La mission propose donc, en matière civile, d'instituer des juges de paix délégués, magistrats non professionnels de carrière, correctement rémunérés et formés, dotés de pouvoir élargis en matière de règlement des conflits en amont d'une procédure judiciaire.

b) En matière pénale : conforter le rôle des délégués du procureur

Par analogie avec ce qui est proposé pour le civil, il pourrait être envisagé d'élargir les dispositions relatives au délégué du procureur.

Seraient regroupées sous cette appellation unique les fonctions actuellement dévolues aux délégués et aux médiateurs du procureur. Ce représentant du parquet serait en quelque sorte « un procureur délégué » sur le terrain dans le cadre de la politique de proximité.

Il deviendrait un magistrat non professionnel de carrière, rémunéré, nommé par le procureur de la République et disposant des délégations requises.

Il pourrait remplir, sur saisine du procureur - qui continuerait à jouer le rôle de filtre - l'ensemble des missions alternatives au classement sans suite allant du rappel à la loi jusqu'à la composition pénale en passant par la médiation pénale. Il importe, en effet, que l'ensemble des actions relevant de cette justice de proximité, « hors du Palais », soient conduites par des « magistrats » - même si, en tant que non professionnels, ils n'en auraient pas tous les pouvoirs.

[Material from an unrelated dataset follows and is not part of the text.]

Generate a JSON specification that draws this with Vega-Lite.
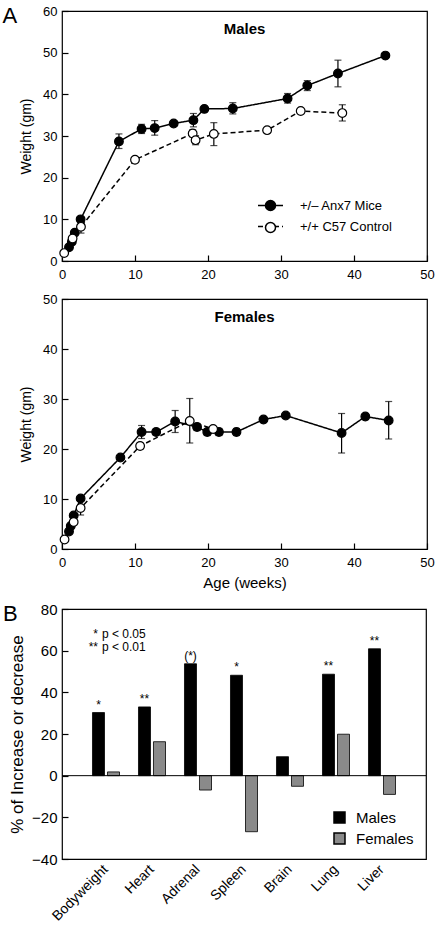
{
  "$schema": "https://vega.github.io/schema/vega-lite/v6.json",
  "background": "white",
  "padding": {"left": 2, "top": 4, "right": 4, "bottom": 2},
  "title": {"text": "A", "anchor": "start", "frame": "bounds", "fontSize": 22, "fontWeight": "normal", "baseline": "alphabetic", "offset": -41, "color": "black"},
  "spacing": 10,
  "resolve": {"scale": {"fill": "independent", "strokeDash": "independent"}, "legend": {"fill": "independent", "strokeDash": "independent"}},
  "datasets": {
    "males": [
      {"group": "+/– Anx7 Mice", "week": 0.96, "wt": 3.3},
      {"group": "+/– Anx7 Mice", "week": 1.35, "wt": 4.6},
      {"group": "+/– Anx7 Mice", "week": 1.75, "wt": 6.8},
      {"group": "+/– Anx7 Mice", "week": 2.55, "wt": 10.0},
      {"group": "+/– Anx7 Mice", "week": 7.8, "wt": 28.7, "lo": 27.0, "hi": 30.5},
      {"group": "+/– Anx7 Mice", "week": 10.9, "wt": 31.7, "lo": 30.6, "hi": 32.8},
      {"group": "+/– Anx7 Mice", "week": 12.7, "wt": 31.9, "lo": 30.2, "hi": 33.7},
      {"group": "+/– Anx7 Mice", "week": 15.3, "wt": 33.0, "lo": 32.3, "hi": 33.7},
      {"group": "+/– Anx7 Mice", "week": 18.0, "wt": 33.8, "lo": 32.2, "hi": 35.4},
      {"group": "+/– Anx7 Mice", "week": 19.5, "wt": 36.5, "lo": 35.8, "hi": 37.1},
      {"group": "+/– Anx7 Mice", "week": 23.4, "wt": 36.6, "lo": 35.3, "hi": 38.0},
      {"group": "+/– Anx7 Mice", "week": 30.9, "wt": 39.0, "lo": 37.9, "hi": 40.2},
      {"group": "+/– Anx7 Mice", "week": 33.6, "wt": 42.1, "lo": 40.9, "hi": 43.3},
      {"group": "+/– Anx7 Mice", "week": 37.8, "wt": 45.0, "lo": 41.8, "hi": 48.2},
      {"group": "+/– Anx7 Mice", "week": 44.3, "wt": 49.3},
      {"group": "+/+ C57 Control", "week": 0.3, "wt": 1.9},
      {"group": "+/+ C57 Control", "week": 1.45, "wt": 5.4},
      {"group": "+/+ C57 Control", "week": 2.6, "wt": 8.2, "lo": 6.7, "hi": 9.7},
      {"group": "+/+ C57 Control", "week": 10.0, "wt": 24.3},
      {"group": "+/+ C57 Control", "week": 17.9, "wt": 30.6, "lo": 29.8, "hi": 31.5},
      {"group": "+/+ C57 Control", "week": 18.3, "wt": 29.0, "lo": 27.9, "hi": 30.1},
      {"group": "+/+ C57 Control", "week": 20.8, "wt": 30.5, "lo": 27.7, "hi": 33.2},
      {"group": "+/+ C57 Control", "week": 28.1, "wt": 31.4},
      {"group": "+/+ C57 Control", "week": 32.7, "wt": 36.0},
      {"group": "+/+ C57 Control", "week": 38.4, "wt": 35.5, "lo": 33.6, "hi": 37.5}
    ],
    "females": [
      {"group": "+/– Anx7 Mice", "week": 0.96, "wt": 3.5},
      {"group": "+/– Anx7 Mice", "week": 1.2, "wt": 4.6},
      {"group": "+/– Anx7 Mice", "week": 1.6, "wt": 6.7},
      {"group": "+/– Anx7 Mice", "week": 2.55, "wt": 10.1},
      {"group": "+/– Anx7 Mice", "week": 8.0, "wt": 18.3},
      {"group": "+/– Anx7 Mice", "week": 10.9, "wt": 23.4, "lo": 22.1, "hi": 24.7},
      {"group": "+/– Anx7 Mice", "week": 12.9, "wt": 23.4, "lo": 22.8, "hi": 24.0},
      {"group": "+/– Anx7 Mice", "week": 15.5, "wt": 25.5, "lo": 23.3, "hi": 27.7},
      {"group": "+/– Anx7 Mice", "week": 18.5, "wt": 24.4, "lo": 23.7, "hi": 25.1},
      {"group": "+/– Anx7 Mice", "week": 19.9, "wt": 23.4, "lo": 22.7, "hi": 24.1},
      {"group": "+/– Anx7 Mice", "week": 21.5, "wt": 23.4, "lo": 22.7, "hi": 24.1},
      {"group": "+/– Anx7 Mice", "week": 23.9, "wt": 23.4, "lo": 22.7, "hi": 24.1},
      {"group": "+/– Anx7 Mice", "week": 27.6, "wt": 25.9, "lo": 25.3, "hi": 26.5},
      {"group": "+/– Anx7 Mice", "week": 30.65, "wt": 26.7},
      {"group": "+/– Anx7 Mice", "week": 38.3, "wt": 23.2, "lo": 19.2, "hi": 27.1},
      {"group": "+/– Anx7 Mice", "week": 41.55, "wt": 26.5, "lo": 25.9, "hi": 27.1},
      {"group": "+/– Anx7 Mice", "week": 44.75, "wt": 25.7, "lo": 22.0, "hi": 29.5},
      {"group": "+/+ C57 Control", "week": 0.35, "wt": 1.9},
      {"group": "+/+ C57 Control", "week": 1.6, "wt": 5.4},
      {"group": "+/+ C57 Control", "week": 2.55, "wt": 8.2, "lo": 6.8, "hi": 9.6},
      {"group": "+/+ C57 Control", "week": 10.7, "wt": 20.6, "lo": 20.0, "hi": 21.2},
      {"group": "+/+ C57 Control", "week": 17.5, "wt": 25.6, "lo": 21.2, "hi": 30.1},
      {"group": "+/+ C57 Control", "week": 20.7, "wt": 24.0}
    ],
    "organs": [
      {"organ": "Bodyweight", "sex": "Males", "pct": 30.3, "sig": "*"},
      {"organ": "Bodyweight", "sex": "Females", "pct": 1.8, "sig": ""},
      {"organ": "Heart", "sex": "Males", "pct": 33.0, "sig": "**"},
      {"organ": "Heart", "sex": "Females", "pct": 16.3, "sig": ""},
      {"organ": "Adrenal", "sex": "Males", "pct": 53.7, "sig": "(*)"},
      {"organ": "Adrenal", "sex": "Females", "pct": -6.9, "sig": ""},
      {"organ": "Spleen", "sex": "Males", "pct": 48.2, "sig": "*"},
      {"organ": "Spleen", "sex": "Females", "pct": -26.9, "sig": ""},
      {"organ": "Brain", "sex": "Males", "pct": 9.1, "sig": ""},
      {"organ": "Brain", "sex": "Females", "pct": -5.1, "sig": ""},
      {"organ": "Lung", "sex": "Males", "pct": 48.7, "sig": "**"},
      {"organ": "Lung", "sex": "Females", "pct": 19.9, "sig": ""},
      {"organ": "Liver", "sex": "Males", "pct": 60.9, "sig": "**"},
      {"organ": "Liver", "sex": "Females", "pct": -9.0, "sig": ""}
    ]
  },
  "vconcat": [
    {
      "width": 365, "height": 250,
      "title": {"text": "Males", "fontSize": 15, "fontWeight": "bold", "anchor": "middle", "baseline": "alphabetic", "offset": -44},
      "data": {"name": "males"},
      "encoding": {
        "x": {"field": "week", "type": "quantitative", "scale": {"domain": [0, 50], "nice": false}, "axis": {"title": null, "values": [0, 10, 20, 30, 40, 50]}}
      },
      "layer": [
        {"mark": {"type": "rule", "color": "black", "strokeWidth": 1.2}, "encoding": {"y": {"field": "lo", "type": "quantitative", "scale": {"domain": [0, 60], "nice": false}, "axis": {"title": "Weight (gm)", "values": [0, 10, 20, 30, 40, 50, 60]}}, "y2": {"field": "hi"}}},
        {"mark": {"type": "tick", "color": "black", "thickness": 1.2, "size": 7, "orient": "horizontal"}, "encoding": {"y": {"field": "lo", "type": "quantitative", "axis": {"title": "Weight (gm)", "values": [0, 10, 20, 30, 40, 50, 60]}}}},
        {"mark": {"type": "tick", "color": "black", "thickness": 1.2, "size": 7, "orient": "horizontal"}, "encoding": {"y": {"field": "hi", "type": "quantitative", "axis": {"title": "Weight (gm)", "values": [0, 10, 20, 30, 40, 50, 60]}}}},
        {"mark": {"type": "line", "color": "black", "strokeWidth": 1.5},
         "encoding": {"y": {"field": "wt", "type": "quantitative", "axis": {"title": "Weight (gm)", "values": [0, 10, 20, 30, 40, 50, 60]}},
           "strokeDash": {"field": "group", "type": "nominal", "scale": {"domain": ["+/– Anx7 Mice", "+/+ C57 Control"], "range": [[1, 0], [5, 3]]},
           "legend": {"title": null, "orient": "none", "legendX": 195, "legendY": 181, "padding": 0, "symbolType": "stroke", "symbolSize": 625, "symbolStrokeWidth": 1.5, "symbolStrokeColor": "black", "labelFontSize": 13, "labelOffset": 16, "rowPadding": -7, "labelColor": "black"}}}},
        {"mark": {"type": "point", "filled": true, "size": 75, "stroke": "black", "strokeWidth": 1.2, "opacity": 1},
         "encoding": {"y": {"field": "wt", "type": "quantitative", "axis": {"title": "Weight (gm)", "values": [0, 10, 20, 30, 40, 50, 60]}},
           "fill": {"field": "group", "type": "nominal", "sort": ["+/– Anx7 Mice", "+/+ C57 Control"], "scale": {"range": ["black", "white"]},
           "legend": {"title": null, "orient": "none", "legendX": 195, "legendY": 181, "padding": 0, "symbolType": "M0.4,0A0.4,0.4 0 1,1 -0.4,0A0.4,0.4 0 1,1 0.4,0Z", "symbolSize": 625, "labelExpr": "''", "labelOffset": 16, "rowPadding": -7, "labelFontSize": 13,
             "encode": {"symbols": {"update": {"stroke": {"value": "black"}, "strokeWidth": {"value": 1.2}, "opacity": {"value": 1}}}}}}}}
      ]
    },
    {
      "width": 365, "height": 250,
      "title": {"text": "Females", "fontSize": 15, "fontWeight": "bold", "anchor": "middle", "baseline": "alphabetic", "offset": -44},
      "data": {"name": "females"},
      "encoding": {
        "x": {"field": "week", "type": "quantitative", "scale": {"domain": [0, 50], "nice": false}, "axis": {"title": "Age (weeks)", "values": [0, 10, 20, 30, 40, 50]}}
      },
      "layer": [
        {"mark": {"type": "rule", "color": "black", "strokeWidth": 1.2}, "encoding": {"y": {"field": "lo", "type": "quantitative", "scale": {"domain": [0, 50], "nice": false}, "axis": {"title": "Weight (gm)", "values": [0, 10, 20, 30, 40, 50]}}, "y2": {"field": "hi"}}},
        {"mark": {"type": "tick", "color": "black", "thickness": 1.2, "size": 7, "orient": "horizontal"}, "encoding": {"y": {"field": "lo", "type": "quantitative", "axis": {"title": "Weight (gm)", "values": [0, 10, 20, 30, 40, 50]}}}},
        {"mark": {"type": "tick", "color": "black", "thickness": 1.2, "size": 7, "orient": "horizontal"}, "encoding": {"y": {"field": "hi", "type": "quantitative", "axis": {"title": "Weight (gm)", "values": [0, 10, 20, 30, 40, 50]}}}},
        {"mark": {"type": "line", "color": "black", "strokeWidth": 1.5},
         "encoding": {"y": {"field": "wt", "type": "quantitative", "axis": {"title": "Weight (gm)", "values": [0, 10, 20, 30, 40, 50]}},
           "strokeDash": {"field": "group", "type": "nominal", "scale": {"domain": ["+/– Anx7 Mice", "+/+ C57 Control"], "range": [[1, 0], [5, 3]]}, "legend": null}}},
        {"mark": {"type": "point", "filled": true, "size": 75, "stroke": "black", "strokeWidth": 1.2, "opacity": 1},
         "encoding": {"y": {"field": "wt", "type": "quantitative", "axis": {"title": "Weight (gm)", "values": [0, 10, 20, 30, 40, 50]}},
           "fill": {"field": "group", "type": "nominal", "scale": {"domain": ["+/– Anx7 Mice", "+/+ C57 Control"], "range": ["black", "white"]}, "legend": null}}}
      ]
    },
    {
      "width": 364, "height": 250,
      "title": {"text": "B", "anchor": "start", "frame": "group", "fontSize": 22, "fontWeight": "normal", "baseline": "alphabetic", "offset": -41, "dx": -59},
      "layer": [
        {"data": {"name": "organs"}, "mark": {"type": "bar", "stroke": "black", "strokeWidth": 0.8},
         "encoding": {
           "x": {"field": "organ", "type": "nominal", "sort": ["Bodyweight", "Heart", "Adrenal", "Spleen", "Brain", "Lung", "Liver"], "scale": {"paddingInner": 0.413, "paddingOuter": 0.663},
                 "axis": {"title": null, "labelAngle": -45, "ticks": false, "labelFontSize": 14, "labelPadding": 8, "labelBaseline": "middle", "labelAlign": "right"}},
           "xOffset": {"field": "sex", "type": "nominal", "sort": ["Males", "Females"], "scale": {"paddingInner": 0.2, "paddingOuter": 0}},
           "y": {"field": "pct", "type": "quantitative", "scale": {"domain": [-40, 80], "nice": false}, "axis": {"title": "% of Increase or decrease", "titleFontSize": 17, "titlePadding": 5, "labelFontSize": 15, "values": [-40, -20, 0, 20, 40, 60, 80]}},
           "fill": {"field": "sex", "type": "nominal", "scale": {"domain": ["Males", "Females"], "range": ["black", "#8a8a8a"]},
             "legend": {"title": null, "orient": "bottom-right", "offset": 12, "symbolType": "square", "symbolSize": 121, "labelFontSize": 15, "labelOffset": 9, "rowPadding": 4, "padding": 0,
               "encode": {"symbols": {"update": {"stroke": {"value": "black"}, "strokeWidth": {"value": 0.8}}}}}}
         }},
        {"data": {"name": "organs"}, "transform": [{"filter": "datum.sex === 'Males'"}],
         "mark": {"type": "text", "fontSize": 12, "baseline": "alphabetic", "dy": -4},
         "encoding": {
           "x": {"field": "organ", "type": "nominal", "sort": ["Bodyweight", "Heart", "Adrenal", "Spleen", "Brain", "Lung", "Liver"]},
           "xOffset": {"field": "sex", "type": "nominal", "sort": ["Males", "Females"]},
           "y": {"field": "pct", "type": "quantitative"},
           "text": {"field": "sig"}
         }},
        {"data": {"values": [{}]}, "mark": {"type": "rule", "color": "black", "strokeWidth": 1}, "encoding": {"y": {"datum": 0}}},
        {"data": {"values": [{}]}, "mark": {"type": "text", "align": "right", "baseline": "alphabetic", "fontSize": 12, "dx": -8, "lineHeight": 13.3},
         "encoding": {"x": {"datum": "Bodyweight"}, "y": {"datum": 66}, "text": {"value": ["*", "**"]}}},
        {"data": {"values": [{}]}, "mark": {"type": "text", "align": "left", "baseline": "alphabetic", "fontSize": 12, "dx": -4, "lineHeight": 13.3},
         "encoding": {"x": {"datum": "Bodyweight"}, "y": {"datum": 66}, "text": {"value": ["p < 0.05", "p < 0.01"]}}}
      ]
    }
  ],
  "config": {
    "font": "Liberation Sans",
    "view": {"stroke": "black", "strokeWidth": 1.2},
    "axis": {"grid": false, "domain": false, "ticks": true, "tickColor": "black", "tickWidth": 1.2, "tickSize": -6, "labelColor": "black", "labelFontSize": 13, "labelFlush": false, "labelOverlap": false, "titleColor": "black", "titleFontWeight": "normal", "titleFontSize": 15},
    "axisX": {"labelPadding": 13, "titlePadding": 6},
    "axisY": {"labelPadding": 11, "titlePadding": 9, "titleFontSize": 14},
    "legend": {"labelColor": "black"},
    "title": {"color": "black"}
  }
}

C'est la raison pour laquelle il semble préférable de replacer les associations dans leur rôle indispensable d'accompagnement et de soutien , mais non de conduite de la politique pénale de médiation ou de composition. Leur rôle doit s'arrêter là où s'exerce et doit s'exercer celui des pouvoirs publics.

En ce qui concerne le « rappel à la loi », le fait qu'il relève de la justice de proximité « hors du palais » ne s'oppose pas à ce qu'il ait lieu au tribunal même pour lui conférer davantage de solennité et d'effet.

Il doit, cependant, être bien clair que le recours à une procédure alternative au classement sans suite doit systématiquement déboucher sur une poursuite en cas d'échec .

En tout état de cause, la mise en place de manière institutionnalisée et plus solennelle des modes alternatifs au règlement des conflits sous la forme d'une « justice de proximité hors du Palais » ne doit pas se traduire par un abandon par l'État de son pouvoir régalien de justice, ni apparaître comme un palliatif à un manque de moyens. Elle doit, au contraire, être une réponse utile et adaptée à des besoins réels.

La mission propose donc, en matière pénale, de conforter les délégués du procureur qui deviendraient des magistrats non professionnels de carrière, désignés à titre individuel par le procureur de la République, correctement rémunérés et formés de manière à être susceptibles d'accomplir l'ensemble des mesures alternatives aux poursuites.